Show each line that has the string "seaborn" in it.

---------- Material to process ----------

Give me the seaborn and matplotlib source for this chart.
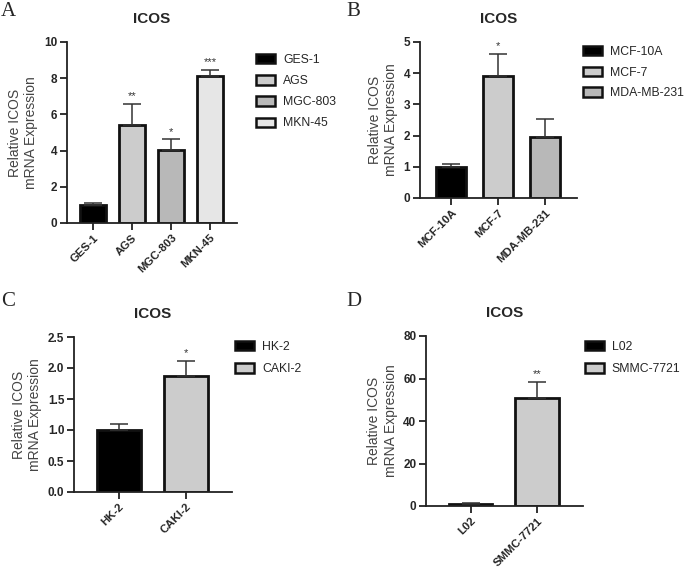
import matplotlib
matplotlib.use("Agg")
import matplotlib.pyplot as plt
import seaborn as sns
import pandas as pd
from matplotlib.patches import Patch

sns.set_style("ticks")
plt.rcParams['font.family'] = ['Liberation Sans', 'DejaVu Sans']

# Panel A
a_cats = ["GES-1", "AGS", "MGC-803", "MKN-45"]
a_vals = [1.0, 5.4, 4.05, 8.1]
a_errs = [0.08, 1.17, 0.57, 0.35]
a_stars = ["", "**", "*", "***"]
a_colors = ["#000000", "#cccccc", "#b8b8b8", "#e6e6e6"]
a_ticks = [0, 2, 4, 6, 8, 10]

# Panel B
b_cats = ["MCF-10A", "MCF-7", "MDA-MB-231"]
b_vals = [1.0, 3.9, 1.97]
b_errs = [0.1, 0.72, 0.56]
b_stars = ["", "*", ""]
b_colors = ["#000000", "#cccccc", "#b8b8b8"]
b_ticks = [0, 1, 2, 3, 4, 5]

# Panel C
c_cats = ["HK-2", "CAKI-2"]
c_vals = [1.0, 1.87]
c_errs = [0.09, 0.25]
c_stars = ["", "*"]
c_colors = ["#000000", "#cccccc"]
c_ticks = [0.0, 0.5, 1.0, 1.5, 2.0, 2.5]

# Panel D
d_cats = ["L02", "SMMC-7721"]
d_vals = [1.0, 51.0]
d_errs = [0.3, 7.5]
d_stars = ["", "**"]
d_colors = ["#000000", "#cccccc"]
d_ticks = [0, 20, 40, 60, 80]

W, H = 685, 569
fig = plt.figure(figsize=(W / 100, H / 100), dpi=100)


def rect(l, r, t, b):
    return [l / W, 1 - b / H, (r - l) / W, (b - t) / H]


def panel(box, cats, vals, errs, stars, colors, ticks, fmt, letter, letter_xy, leg_xy,
          spacing=0.75):
    ax = fig.add_axes(rect(*box))
    df = pd.DataFrame({"cat": cats, "val": vals})
    sns.barplot(data=df, x="cat", y="val", hue="cat", order=cats, hue_order=cats,
                palette=colors, edgecolor="#111111", linewidth=2.0, width=0.65,
                legend=False, ax=ax, errorbar=None)
    xs = list(range(len(cats)))
    ax.errorbar(xs, vals, yerr=[[0] * len(errs), errs], fmt="none",
                ecolor="#333333", elinewidth=1.1, capsize=6.5, capthick=1.1, zorder=1)
    ymax = ticks[-1]
    for x, v, e, s in zip(xs, vals, errs, stars):
        if s:
            ax.text(x, v + e + ymax * 0.015, s, ha="center", va="bottom",
                    fontsize=8, color="#333333")
    ax.set_xlim(-0.67, len(cats) - 1 + 0.69)
    ax.set_ylim(0, ymax)
    ax.set_yticks(ticks)
    ax.set_yticklabels([fmt.format(t) for t in ticks], fontsize=8.5, fontweight="bold")
    ax.set_xticks(xs)
    ax.set_xticklabels(cats, rotation=45, ha="right", rotation_mode="anchor",
                       fontsize=8.2, fontweight="bold")
    ax.set_xlabel("")
    ax.set_ylabel("Relative ICOS\nmRNA Expression", fontsize=10, color="#444444",
                  labelpad=4)
    ax.set_title("ICOS", fontsize=11, fontweight="bold", pad=14)
    for sp in ["top", "right"]:
        ax.spines[sp].set_visible(False)
    for sp in ["left", "bottom"]:
        ax.spines[sp].set_linewidth(1.3)
        ax.spines[sp].set_color("#222222")
    ax.tick_params(axis="both", width=1.3, length=5, color="#222222", pad=2)
    handles = [Patch(facecolor=c, edgecolor="#111111", linewidth=1.8, label=n)
               for c, n in zip(colors, cats)]
    fig.legend(handles=handles, loc="upper left",
               bbox_to_anchor=(leg_xy[0] / W, 1 - leg_xy[1] / H),
               frameon=False, fontsize=8.8, handlelength=1.55, handleheight=0.8,
               labelspacing=spacing, handletextpad=0.65, borderaxespad=0, borderpad=0)
    fig.text(letter_xy[0] / W, 1 - letter_xy[1] / H, letter, fontsize=15,
             family="Liberation Serif", ha="left", va="top")
    return ax


panel((67, 237, 42, 223), a_cats, a_vals, a_errs, a_stars, a_colors, a_ticks, "{:d}",
      "A", (1, 2), (256, 54))
panel((420, 577, 42, 198), b_cats, b_vals, b_errs, b_stars, b_colors, b_ticks, "{:d}",
      "B", (346, 2), (583, 46), spacing=0.7)
panel((74, 232, 337, 492), c_cats, c_vals, c_errs, c_stars, c_colors, c_ticks, "{:.1f}",
      "C", (1, 292), (235, 341), spacing=0.85)
panel((426, 583, 336, 506), d_cats, d_vals, d_errs, d_stars, d_colors, d_ticks, "{:d}",
      "D", (346, 292), (585, 341), spacing=0.85)

fig.savefig("out.png", dpi=100)
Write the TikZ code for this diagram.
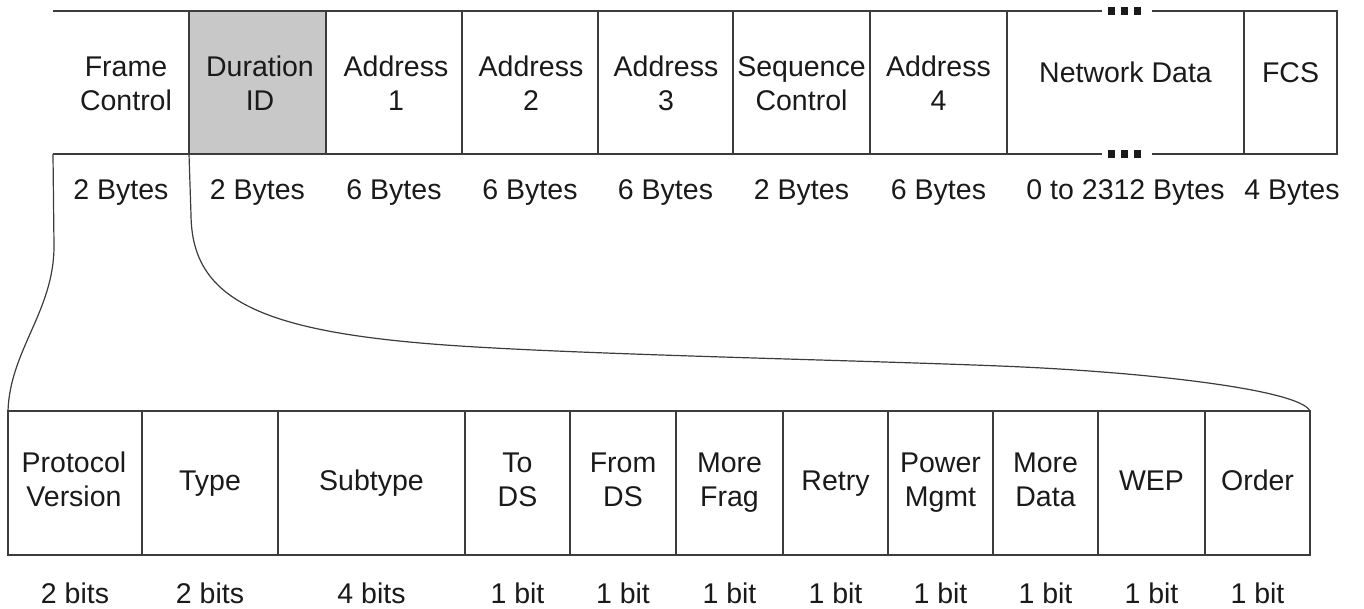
\documentclass[tikz,border=0pt]{standalone}
\usepackage{fontspec}
\setmainfont{Liberation Sans}
\definecolor{ln}{HTML}{3C3C3C}
\definecolor{shade}{HTML}{C8C8C8}
\definecolor{ink}{HTML}{1A1A1A}
\newcommand\twoline[2]{\strut#1\\\strut#2}
\newcommand\oneline[1]{\strut#1}
\begin{document}
\begin{tikzpicture}[x=1pt,y=-1pt,
  edge/.style={draw=ln, line width=1.4pt},
  cellbox/.style={rectangle, inner sep=0pt, outer sep=0pt, minimum height=#1},
  topcell/.style={cellbox=143pt, minimum width=#1},
  botcell/.style={cellbox=144pt, minimum width=#1, draw=ln, line width=1.4pt},
  txt/.style={inner sep=0pt, align=center, text=ink, font=\fontsize{28.5}{34}\selectfont},
  conn/.style={draw=ln, line width=1.2pt}]
\useasboundingbox (0,0) rectangle (1364,608);

% ---- top row cells ----
\node[topcell=136pt] (fc) at (121,82.5) {};
\node[topcell=137pt, fill=shade, draw=ln, line width=1.4pt] (di) at (257.5,82.5) {};
\node[topcell=136pt, draw=ln, line width=1.4pt] (a1) at (394,82.5) {};
\node[topcell=136pt, draw=ln, line width=1.4pt] (a2) at (530,82.5) {};
\node[topcell=135pt, draw=ln, line width=1.4pt] (a3) at (665.5,82.5) {};
\node[topcell=137pt, draw=ln, line width=1.4pt] (sc) at (801.5,82.5) {};
\node[topcell=137pt, draw=ln, line width=1.4pt] (a4) at (938.5,82.5) {};
\node[topcell=237pt] (nd) at (1125.5,82.5) {};
\node[topcell=93pt, draw=ln, line width=1.4pt] (fcs) at (1290.5,82.5) {};

% open edges
\draw[edge] (fc.north west) -- (fc.north east);
\draw[edge] (fc.south west) -- (fc.south east);
\draw[edge] (nd.north west) -- ([xshift=-23.5pt]nd.north);
\draw[edge] ([xshift=26.5pt]nd.north) -- (nd.north east);
\draw[edge] (nd.south west) -- ([xshift=-23.5pt]nd.south);
\draw[edge] ([xshift=26.5pt]nd.south) -- (nd.south east);
\foreach \d in {-14,-1,12}{
  \fill[ink] ([xshift=\d pt]nd.north) +(-3.6,-3.6) rectangle +(3.6,3.6);
  \fill[ink] ([xshift=\d pt]nd.south) +(-3.6,-3.6) rectangle +(3.6,3.6);
}

% top row texts
\node[txt] (fct) at (126,86.2) {\twoline{Frame}{Control}};
\node[txt] (dit) at (260,86.2) {\twoline{Duration}{ID}};
\node[txt] (a1t) at (396,86.2) {\twoline{Address}{1}};
\node[txt] (a2t) at (531,86.2) {\twoline{Address}{2}};
\node[txt] (a3t) at (666,86.2) {\twoline{Address}{3}};
\node[txt] (sct) at (801.5,86.2) {\twoline{Sequence}{Control}};
\node[txt] (a4t) at (938.5,86.2) {\twoline{Address}{4}};
\node[txt] (ndt) at (1125.5,75.5) {\oneline{Network Data}};
\node[txt] (fcst) at (1290.5,75.5) {\oneline{FCS}};

% top row sizes
\node[txt] (fcs1) at (121,193) {\oneline{2 Bytes}};
\node[txt] (dis) at (257.5,193) {\oneline{2 Bytes}};
\node[txt] (a1s) at (394,193) {\oneline{6 Bytes}};
\node[txt] (a2s) at (530,193) {\oneline{6 Bytes}};
\node[txt] (a3s) at (665.5,193) {\oneline{6 Bytes}};
\node[txt] (scs) at (801.5,193) {\oneline{2 Bytes}};
\node[txt] (a4s) at (938.5,193) {\oneline{6 Bytes}};
\node[txt] (nds) at (1125.5,193) {\oneline{0 to 2312 Bytes}};
\node[txt] (fcss) at (1292,193) {\oneline{4 Bytes}};

% ---- bottom row cells ----
\node[botcell=134pt] (pv) at (75,483) {};
\node[botcell=136pt] (ty) at (210,483) {};
\node[botcell=187pt] (st) at (371.5,483) {};
\node[botcell=105pt] (tds) at (517.5,483) {};
\node[botcell=106pt] (fds) at (623,483) {};
\node[botcell=107pt] (mf) at (729.5,483) {};
\node[botcell=105pt] (re) at (835.5,483) {};
\node[botcell=105pt] (pm) at (940.5,483) {};
\node[botcell=105pt] (md) at (1045.5,483) {};
\node[botcell=107pt] (wep) at (1151.5,483) {};
\node[botcell=105pt] (ord) at (1257.5,483) {};

% bottom row texts
\node[txt] (pvt) at (74,482.5) {\twoline{Protocol}{Version}};
\node[txt] (tyt) at (210,484) {\oneline{Type}};
\node[txt] (stt) at (371.5,484) {\oneline{Subtype}};
\node[txt] (tdst) at (517.5,482.5) {\twoline{To}{DS}};
\node[txt] (fdst) at (623,482.5) {\twoline{From}{DS}};
\node[txt] (mft) at (729.5,482.5) {\twoline{More}{Frag}};
\node[txt] (ret) at (835.5,484) {\oneline{Retry}};
\node[txt] (pmt) at (940.5,482.5) {\twoline{Power}{Mgmt}};
\node[txt] (mdt) at (1045.5,482.5) {\twoline{More}{Data}};
\node[txt] (wept) at (1151.5,484) {\oneline{WEP}};
\node[txt] (ordt) at (1257.5,484) {\oneline{Order}};

% bottom row sizes
\node[txt] (pvs) at (75,596.5) {\oneline{2 bits}};
\node[txt] (tys) at (210,596.5) {\oneline{2 bits}};
\node[txt] (sts) at (371.5,596.5) {\oneline{4 bits}};
\node[txt] (tdss) at (517.5,596.5) {\oneline{1 bit}};
\node[txt] (fdss) at (623,596.5) {\oneline{1 bit}};
\node[txt] (mfs) at (729.5,596.5) {\oneline{1 bit}};
\node[txt] (res) at (835.5,596.5) {\oneline{1 bit}};
\node[txt] (pms) at (940.5,596.5) {\oneline{1 bit}};
\node[txt] (mds) at (1045.5,596.5) {\oneline{1 bit}};
\node[txt] (weps) at (1151.5,596.5) {\oneline{1 bit}};
\node[txt] (ords) at (1257.5,596.5) {\oneline{1 bit}};

% ---- expansion connectors ----
\draw[conn] (fc.south west) -- ++(1,92)
  .. controls +(0,65) and +(2,-61) .. (pv.north west);
\draw[conn] (di.south west) -- ++(2,61)
  .. controls (192,300) and (260,333) .. (460,346)
  .. controls (600,355) and (850,360) .. (1000,366)
  .. controls (1150,372) and (1300,390) .. (ord.north east);
\end{tikzpicture}
\end{document}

----------

Full solution:
Give me the seaborn and matplotlib source for this chart.
import seaborn as sns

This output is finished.